▶ _Provided material_

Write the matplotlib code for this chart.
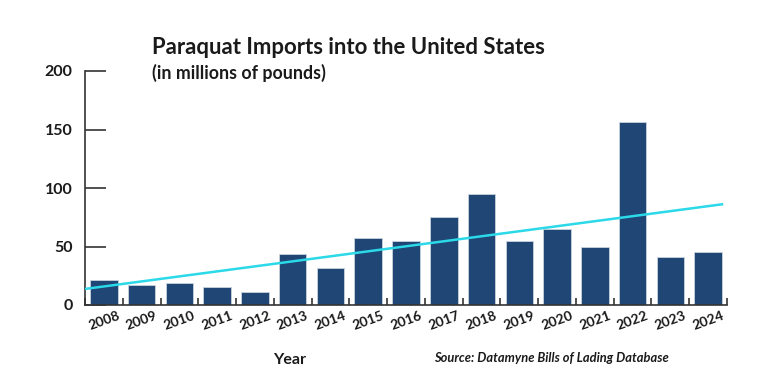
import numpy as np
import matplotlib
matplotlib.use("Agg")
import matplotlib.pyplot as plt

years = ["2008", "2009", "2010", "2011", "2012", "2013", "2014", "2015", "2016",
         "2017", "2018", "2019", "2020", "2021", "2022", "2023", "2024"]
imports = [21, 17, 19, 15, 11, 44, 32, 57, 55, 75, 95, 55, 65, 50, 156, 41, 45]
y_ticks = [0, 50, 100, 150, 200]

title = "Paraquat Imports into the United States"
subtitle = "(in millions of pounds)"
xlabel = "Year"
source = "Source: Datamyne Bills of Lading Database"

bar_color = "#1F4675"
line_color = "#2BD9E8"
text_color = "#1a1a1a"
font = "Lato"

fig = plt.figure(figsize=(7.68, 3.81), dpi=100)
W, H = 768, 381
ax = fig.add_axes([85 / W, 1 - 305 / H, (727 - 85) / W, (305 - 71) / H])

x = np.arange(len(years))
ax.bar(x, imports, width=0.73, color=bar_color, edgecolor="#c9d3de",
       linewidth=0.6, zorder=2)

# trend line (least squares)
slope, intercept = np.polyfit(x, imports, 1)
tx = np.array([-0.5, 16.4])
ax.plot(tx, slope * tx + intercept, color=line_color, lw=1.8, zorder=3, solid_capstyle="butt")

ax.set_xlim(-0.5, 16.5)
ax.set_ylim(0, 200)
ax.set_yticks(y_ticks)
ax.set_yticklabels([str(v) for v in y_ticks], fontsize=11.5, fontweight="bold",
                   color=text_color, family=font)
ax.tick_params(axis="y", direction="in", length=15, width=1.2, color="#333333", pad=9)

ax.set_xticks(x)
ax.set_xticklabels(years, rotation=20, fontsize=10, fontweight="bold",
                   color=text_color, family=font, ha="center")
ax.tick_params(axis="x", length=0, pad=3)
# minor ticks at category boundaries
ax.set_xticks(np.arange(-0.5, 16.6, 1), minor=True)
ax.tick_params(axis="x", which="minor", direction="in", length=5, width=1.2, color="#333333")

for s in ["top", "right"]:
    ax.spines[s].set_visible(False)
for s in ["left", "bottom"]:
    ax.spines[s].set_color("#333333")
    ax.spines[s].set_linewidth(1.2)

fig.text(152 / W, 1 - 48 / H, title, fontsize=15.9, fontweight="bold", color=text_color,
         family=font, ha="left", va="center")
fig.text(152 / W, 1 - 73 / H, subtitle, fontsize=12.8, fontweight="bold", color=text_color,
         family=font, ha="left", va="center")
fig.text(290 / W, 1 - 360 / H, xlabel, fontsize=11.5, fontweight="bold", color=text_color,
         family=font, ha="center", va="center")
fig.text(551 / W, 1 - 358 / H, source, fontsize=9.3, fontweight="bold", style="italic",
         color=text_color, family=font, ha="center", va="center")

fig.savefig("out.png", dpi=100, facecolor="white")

▶ _Stated exercise_
Extract, word for word, each line from the top of the data down to and including the line with "import matplotlib.pyplot as plt"; skip the pictures.

▶ _Answer_
Write the matplotlib code for this chart.
import numpy as np
import matplotlib
matplotlib.use("Agg")
import matplotlib.pyplot as plt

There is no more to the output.